Fundamentally Speaking

Insights From July Spring Wheat Yield Estimates?

Joel Karlin
By  Joel Karlin , DTN Contributing Analyst

Last week the USDA in its first projection of the U.S. spring wheat crop pegged the yield at 40.3 bushels per acre (bpa).

This would be the lowest other spring wheat yield since 2011 and prior to that 2007 and would be the lowest July estimate since 2009.

This 40.3 bpa yield is 10.4% below the calculated 2017 trend yield of 45.0 bpa.

Given the ongoing drought in the states of North Dakota, South Dakota and Montana where the bulk of this crop is grown additional yield declines are expected in both the August and September crop production reports.

Note that the first USDA yield estimate for spring wheat comes in July, one month prior to the first USDA field survey based production reports for both corn and soybeans.

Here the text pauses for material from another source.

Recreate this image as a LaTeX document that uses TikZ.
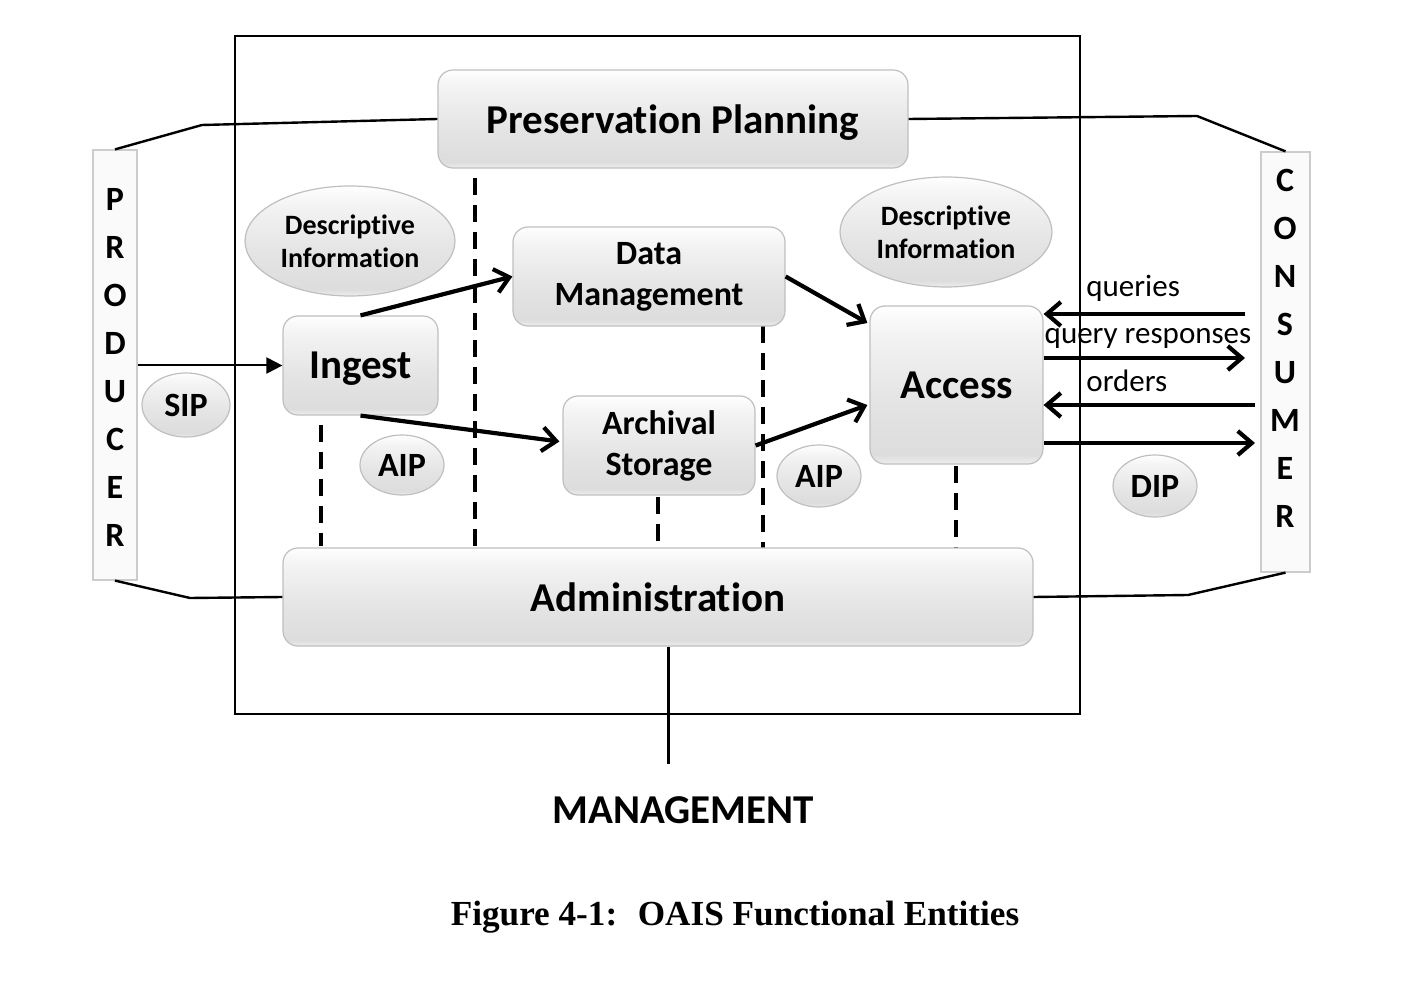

We were curious if the spring wheat yield estimate could give any insights as to what yields would be when the USDA releases its first field survey based production report for corn and soybeans in the August report.

This piece shows the percent deviation from the 30-year trend for the July USDA spring wheat yield estimate and also the percent deviation from the 30 year trend for the August USDA corn and soybean yield estimates.

Unfortunately there appears to be little if any relation between deviations from trend for spring wheat yields vs. percent deviations from trend for corn and soybeans with the correlation between percent deviations from trend between spring wheat and corn at 6.3% and that for soybeans at 4.2%.

One reason is that each crop is grown in different areas with corn and soybeans to some extent seeing output come primarily from the Midwest while spring wheat production is centered in the Northern Plains.

The critical month for spring wheat appears to be June, whereas it is July for corn and August for soybeans. Since 1990 there have been four seasons where the July spring wheat yield estimate was 10% below trend starting in 1997 at off 13.8% yet the August corn and bean projections were 3.3% below trend and 5.4% above trend respectively.

In 2002 there was some overlap with spring wheat yields off 15.1% with corn down 10.0% and soybeans off 8.1%.

The other year besides 2017 when spring wheat yields were more than 10% below trend was in 2006 at 17.0% below trend yet the August corn yield estimate that year was 3.7% above trend with beans off 4.9%.